Chapter 4: Tariffs
Chapter 4 Summary
LO 4.1 Meaning, Importance, and Types of Tariff
- An import tariff is a tax imposed on an imported product that is collected by customs officials before the shipment is allowed to enter the country.
- There are several types of tariff: a specific tariff represents a fixed amount of money per unit of the imported product; an ad valorem tariff is a fixed percent of the value of the imported product; and a compound tariff is a combination of a specific tariff and ad valorem tariff.
- With a specific tariff, the degree of protection increases with a fall in the price of the import and decreases with a rise in its price.
- An ad valorem tariff keeps the level of protection from imports steady.
- A compound tariff is used when both the final product and input are subject to tariff protection.
- The effective tariff rate often differs from the nominal tariff rate when the import-competing industry uses imported inputs.
LO 4.2 Economic Effects of a Tariff in a Small Importing Country
- A tariff reduces consumer surplus because it raises the domestic price and lowers the quantity consumed – consumers pay a higher price and receive a smaller quantity of the product.
- A tariff increases producer surplus as the increase in price enables domestic producers to boost production – domestic producers produce more and get a higher price.
- The loss of consumer surplus is greater than the increase in producer surplus – while consumers must pay the price mark-up on both imports and domestic production, domestic producers receive the mark-up only on the latter.
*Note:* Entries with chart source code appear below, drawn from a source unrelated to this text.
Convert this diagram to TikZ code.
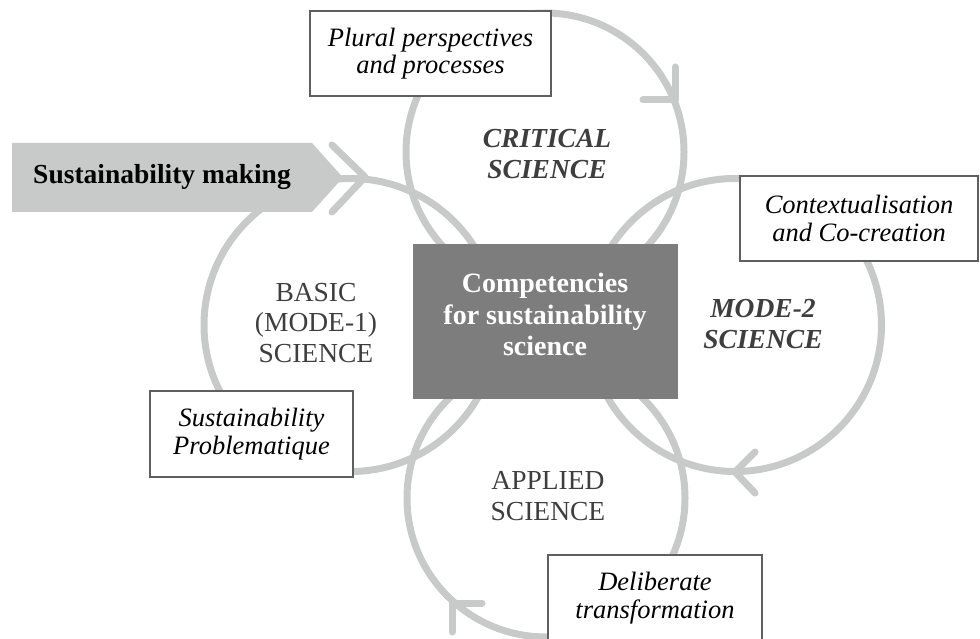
\documentclass[tikz,border=0pt]{standalone}
\usepackage{fontspec}
\usetikzlibrary{calc}
\setmainfont{Liberation Serif}
\definecolor{ringgray}{RGB}{200,202,202}
\definecolor{coregray}{RGB}{125,125,125}
\definecolor{labelgray}{RGB}{62,62,62}
\definecolor{boxline}{RGB}{95,95,95}
\newcommand\zonefont{\fontsize{27.5}{30.5}\selectfont}
\newcommand\boxtextfont{\fontsize{26.5}{27.5}\selectfont\itshape}
\newcommand\corefont{\fontsize{28}{31.5}\selectfont\bfseries}
\begin{document}
\begin{tikzpicture}[x=1pt,y=-1pt,
  ring/.style={draw=ringgray,line width=7pt},
  chev/.style={draw=ringgray,line width=7pt,line cap=round,line join=round},
  lbox/.style={draw=boxline,line width=1.2pt,fill=white,inner sep=0pt,align=center,font=\boxtextfont},
  zone/.style={text=labelgray,align=center,inner sep=0pt,font=\zonefont},
  zonebi/.style={zone,font=\zonefont\bfseries\itshape}]
\useasboundingbox (0,0) rectangle (980,639);

% the four rings
\draw[ring] (545,152) circle[radius=139];
\draw[ring] (350.5,325) circle[radius=146.5];
\draw[ring] (735,325) circle[radius=146.5];
\draw[ring] (546,498) circle[radius=139];

% open arrow heads on the rings (clockwise)
\coordinate (tipT) at (675,100);
\coordinate (tipL) at (365,177);
\coordinate (tipR) at (735,472);
\coordinate (tipB) at (452,603);
\draw[chev] ($(tipT)+(0,-33)$) -- (tipT) -- ($(tipT)+(-32,0)$);
\draw[chev] ($(tipL)+(-33,-32)$) -- (tipL) -- ($(tipL)+(-33,35)$);
\draw[chev] ($(tipR)+(20,-20)$) -- (tipR) -- ($(tipR)+(20,21)$);
\draw[chev] ($(tipB)+(30,0)$) -- (tipB) -- ($(tipB)+(0,29)$);

% Sustainability making arrow
\fill[ringgray] (12,143) -- (312,143) -- (343,177.5) -- (312,212) -- (12,212) -- cycle;
\node[inner sep=0pt,font=\fontsize{27.5}{30}\selectfont\bfseries,text=black] (making) at (162,177) {Sustainability making};

% white label boxes
\node[lbox,minimum width=241,minimum height=85] (plural) at (430.5,53.5) {Plural perspectives\\and processes};
\node[lbox,minimum width=238,minimum height=85] (context) at (859,218.5) {Contextualisation\\and Co-creation};
\node[lbox,minimum width=203,minimum height=86] (problem) at (251.5,434) {Sustainability\\Problematique};
\node[lbox,minimum width=214,minimum height=86] (deliberate) at (655,598) {Deliberate\\transformation};

% zone labels
\node[zonebi] (critical) at (547,154) {CRITICAL\\SCIENCE};
\node[zone] (basic) at (316,323) {BASIC\\(MODE-1)\\SCIENCE};
\node[zonebi] (mode2) at (763,324) {MODE-2\\SCIENCE};
\node[zone] (applied) at (548,496) {APPLIED\\SCIENCE};

% centre box
\node[fill=coregray,minimum width=265,minimum height=155,inner sep=0pt] (core) at (545.5,321.5) {};
\node[text=white,align=center,inner sep=0pt,font=\corefont] (coretext) at (545,314.5) {Competencies\\for sustainability\\science};
\end{tikzpicture}
\end{document}
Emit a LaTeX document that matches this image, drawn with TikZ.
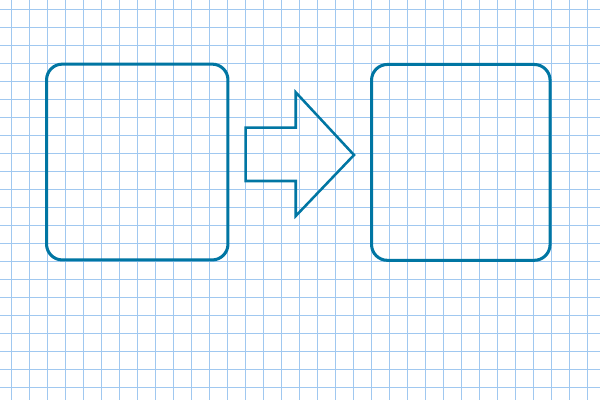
\documentclass[tikz,border=0pt]{standalone}
\usepackage{tikz}
\definecolor{inkblue}{RGB}{0,118,163}
\definecolor{gridblue}{RGB}{160,200,240}

\begin{document}
\begin{tikzpicture}[x=0.5cm,y=0.5cm]
\tikzset{box/.style={draw=inkblue,line width=2.4pt,rounded corners=0.44cm,minimum width=5.04cm,minimum height=5.44cm,inner sep=0pt}}
\useasboundingbox (0,0) rectangle (33.333,22.222);
\clip (0,0) rectangle (33.333,22.222);
\fill[white] (0,0) rectangle (33.333,22.222);
\draw[gridblue,line width=0.8pt,shift={(0.639,0.706)},step=0.5cm] (-1,-1) grid (33,22);

\node (1) at (7.625,13.22) [box] {};
\node (2) at (25.6,13.2) [box,minimum width=4.96cm] {};

\coordinate (a1) at (13.65,15.128);
\coordinate (a2) at (16.43,15.128);
\coordinate (a3) at (16.43,17.094);
\coordinate (a4) at (19.667,13.611);
\coordinate (a5) at (16.43,10.222);
\coordinate (a6) at (16.43,12.167);
\coordinate (a7) at (13.65,12.167);
\draw[inkblue,line width=2pt,line join=miter] (a1) -- (a2) -- (a3) -- (a4) -- (a5) -- (a6) -- (a7) -- cycle;
\end{tikzpicture}
\end{document}
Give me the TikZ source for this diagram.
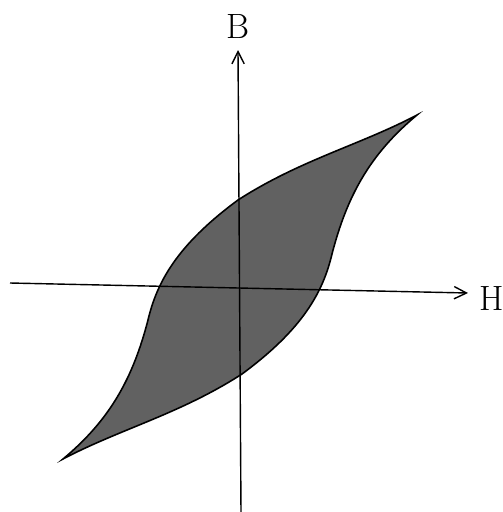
\documentclass[tikz,border=0pt]{standalone}
\usetikzlibrary{arrows.meta}
\begin{document}
\begin{tikzpicture}[x=0.02cm,y=-0.02cm,
  axis/.style={line width=0.8pt,-{Straight Barb[length=7pt,width=7pt,line width=0.8pt]}},
  loopfill/.style={fill=black!62,draw=black,line width=0.9pt,line join=miter},
  lab/.style={font=\fontsize{20}{24}\selectfont,inner sep=0pt}]
\useasboundingbox (0,0) rectangle (503,512);
% hysteresis loop
\coordinate (tipL) at (63,459);
\coordinate (tipR) at (417,115);
\path[loopfill] (tipL) .. controls (110,420) and (133,378) .. (148,320)
  .. controls (157,282) and (177,245) .. (238,200)
  .. controls (300,160) and (360,145) .. (tipR)
  .. controls (370,154) and (347,196) .. (332,254)
  .. controls (323,292) and (303,329) .. (242,374)
  .. controls (180,414) and (120,429) .. (tipL) -- cycle;
% axes
\coordinate (hs) at (10,283);
\coordinate (he) at (468,293);
\coordinate (vs) at (241,512);
\coordinate (ve) at (238,50);
\draw[axis] (hs) -- (he);
\draw[axis] (vs) -- (ve);
\node[lab] (B) at (238,26) {B};
\node[lab] (H) at (492,298) {H};
\end{tikzpicture}
\end{document}
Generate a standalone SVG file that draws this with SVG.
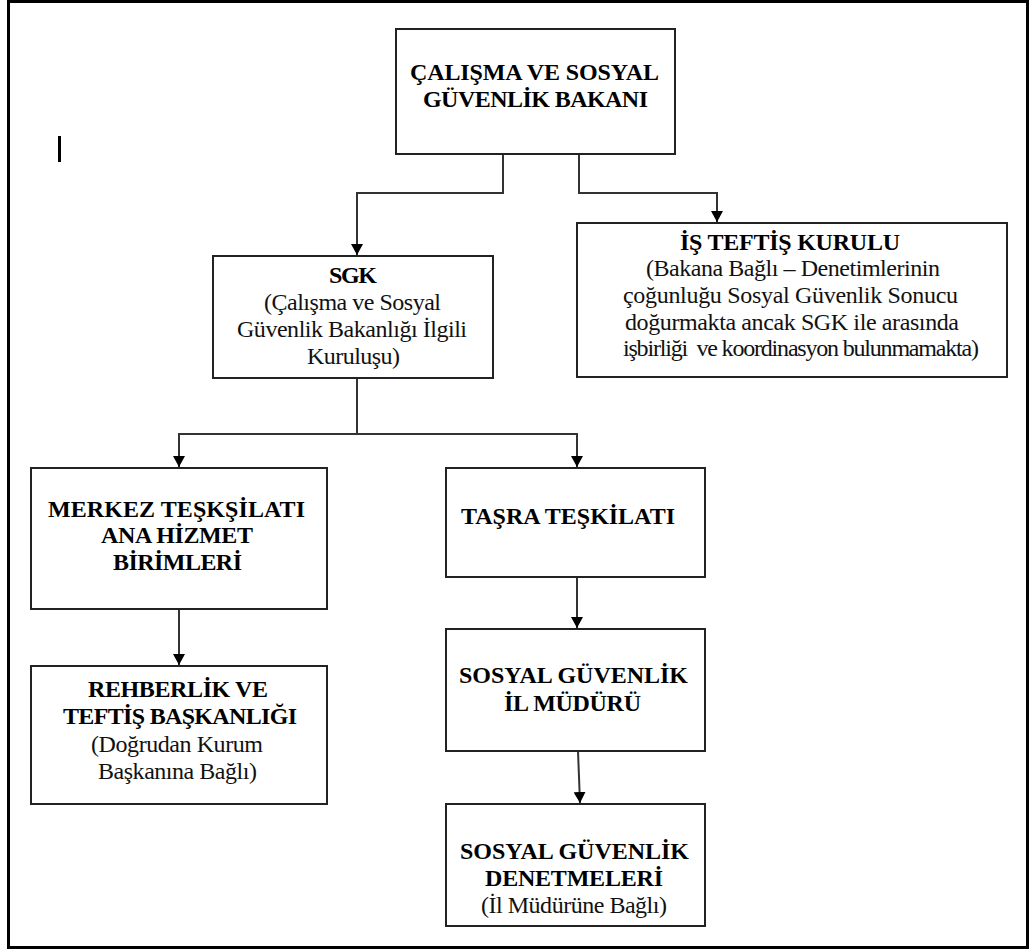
<svg xmlns="http://www.w3.org/2000/svg" width="1032" height="951" viewBox="0 0 1032 951">
<style>
.box{fill:#fff;stroke:#222;stroke-width:2}
.b{font-family:'Liberation Serif','DejaVu Serif',serif;font-weight:bold;font-size:24px;fill:#000}
.r{font-family:'Liberation Serif','DejaVu Serif',serif;font-size:24px;fill:#111}
.c{fill:none;stroke:#333;stroke-width:2}
</style>
<defs>
<marker id="ah" markerUnits="userSpaceOnUse" markerWidth="12" markerHeight="12" refX="11" refY="6" orient="auto">
<path d="M0,0 L11,6 L0,12 z" fill="#000"/>
</marker>
</defs>
<rect x="0" y="0" width="1032" height="951" fill="#fff"/>
<rect x="8.5" y="1.5" width="1019" height="946" fill="none" stroke="#000" stroke-width="3"/>
<rect x="58" y="136" width="3" height="26" fill="#000"/>

<g id="connectors">
<path class="c" d="M503,154 V193 H357 V255" marker-end="url(#ah)"/>
<path class="c" d="M579,154 V193 H717 V222" marker-end="url(#ah)"/>
<path class="c" d="M357,378 V434 H179 V467" marker-end="url(#ah)"/>
<path class="c" d="M357,434 H577 V467" marker-end="url(#ah)"/>
<path class="c" d="M179,609 V665" marker-end="url(#ah)"/>
<path class="c" d="M577,577 V628" marker-end="url(#ah)"/>
<path class="c" d="M578,751 L580,803" marker-end="url(#ah)"/>
</g>

<g id="bakan">
<rect class="box" x="396" y="29" width="279" height="125"/>
<text class="b" x="410" y="80" textLength="249" lengthAdjust="spacing">ÇALIŞMA VE SOSYAL</text>
<text class="b" x="423" y="107" textLength="225" lengthAdjust="spacing">GÜVENLİK BAKANI</text>
</g>

<g id="isteftis">
<rect class="box" x="577" y="223" width="430" height="154"/>
<text class="b" x="680" y="250" textLength="220" lengthAdjust="spacing">İŞ TEFTİŞ KURULU</text>
<text class="r" x="646" y="276" textLength="294" lengthAdjust="spacing">(Bakana Bağlı – Denetimlerinin</text>
<text class="r" x="623" y="303" textLength="335" lengthAdjust="spacing">çoğunluğu Sosyal Güvenlik Sonucu</text>
<text class="r" x="625" y="330" textLength="334" lengthAdjust="spacing">doğurmakta ancak SGK ile arasında</text>
<text class="r" x="623" y="356" textLength="356" lengthAdjust="spacing" xml:space="preserve">işbirliği  ve koordinasyon bulunmamakta)</text>
</g>

<g id="sgk">
<rect class="box" x="213" y="256" width="280" height="122"/>
<text class="b" x="329" y="283" textLength="48" lengthAdjust="spacing">SGK</text>
<text class="r" x="264" y="310" textLength="177" lengthAdjust="spacing">(Çalışma ve Sosyal</text>
<text class="r" x="237" y="337" textLength="230" lengthAdjust="spacing">Güvenlik Bakanlığı İlgili</text>
<text class="r" x="307" y="364" textLength="93" lengthAdjust="spacing">Kuruluşu)</text>
</g>

<g id="merkez">
<rect class="box" x="31" y="468" width="296" height="141"/>
<text class="b" x="48" y="517" textLength="257" lengthAdjust="spacing">MERKEZ TEŞKŞİLATI</text>
<text class="b" x="101" y="543" textLength="152" lengthAdjust="spacing">ANA HİZMET</text>
<text class="b" x="113" y="570" textLength="129" lengthAdjust="spacing">BİRİMLERİ</text>
</g>

<g id="rehberlik">
<rect class="box" x="31" y="666" width="296" height="138"/>
<text class="b" x="88" y="697" textLength="180" lengthAdjust="spacing">REHBERLİK VE</text>
<text class="b" x="63" y="724" textLength="234" lengthAdjust="spacing">TEFTİŞ BAŞKANLIĞI</text>
<text class="r" x="91" y="752" textLength="172" lengthAdjust="spacing">(Doğrudan Kurum</text>
<text class="r" x="98" y="779" textLength="159" lengthAdjust="spacing">Başkanına Bağlı)</text>
</g>

<g id="tasra">
<rect class="box" x="446" y="468" width="259" height="109"/>
<text class="b" x="461" y="524" textLength="214" lengthAdjust="spacing">TAŞRA TEŞKİLATI</text>
</g>

<g id="ilmudur">
<rect class="box" x="446" y="629" width="259" height="122"/>
<text class="b" x="459" y="683" textLength="229" lengthAdjust="spacing">SOSYAL GÜVENLİK</text>
<text class="b" x="504" y="711" textLength="137" lengthAdjust="spacing">İL MÜDÜRÜ</text>
</g>

<g id="denetmen">
<rect class="box" x="446" y="804" width="259" height="122"/>
<text class="b" x="460" y="859" textLength="229" lengthAdjust="spacing">SOSYAL GÜVENLİK</text>
<text class="b" x="485" y="886" textLength="178" lengthAdjust="spacing">DENETMELERİ</text>
<text class="r" x="481" y="913" textLength="186" lengthAdjust="spacing">(İl Müdürüne Bağlı)</text>
</g>
</svg>
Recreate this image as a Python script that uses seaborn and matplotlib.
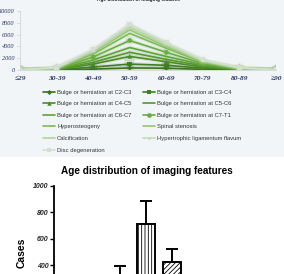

- The importing country’s government collects tax revenue as a result of the tariff. The tariff revenue represents a transfer of economic surplus from consumers to the government and is, therefore, not a loss of surplus for the importing country.
- The increase in producer surplus also represents a redistribution of surplus from consumers to producers and is, therefore, not a loss of national well-being.
- However, not all of the loss in consumer surplus is transferred to other groups within the nation. Some of what consumers lose – indicated by the production and consumption effects – are deadweight losses.
- The production effect reflects inefficient use of global resources as higher-cost domestic consumption is substituted for lower-cost imports.
- The consumption effect reflects the reduction in purchases of the product by domestic consumers even though they value this additional supply relatively highly.
- As a result of the production effect and the consumption effect, there is an overall loss of economic wellbeing for a small importing nation.
LO 4.3 Economic Effects of a Tariff in a Large Importing Country
- If the importing country is large, meaning that it is able to influence the price for the imported product, a tariff on imports can improve its terms of trade.
- If the improvement of the terms of trade is significant enough, it can more than offset the usual deadweight losses of the production and consumption effects, leading to an overall improvement in national economic well-being.
- While an import tariff might benefit a large country, it is still bad for the world, as foreign exporters lose from not being able to supply a larger quantity even though buyers in the importing country would welcome the additional supplies. Moreover, in the real world, the exporting country is likely to retaliate, which would cause global trade to decline.
LO 4.5 The Terms-of-Trade Effect and a Nationally Optimal Tariff
- The terms-of-trade effect reflects the portion of the tariff revenue collected from foreign producers who reduce their export price in an attempt to maintain sales to the importing country.
- A nationally optimal tariff maximizes the difference between the terms-of-trade effect and the sum of the production and consumption effects.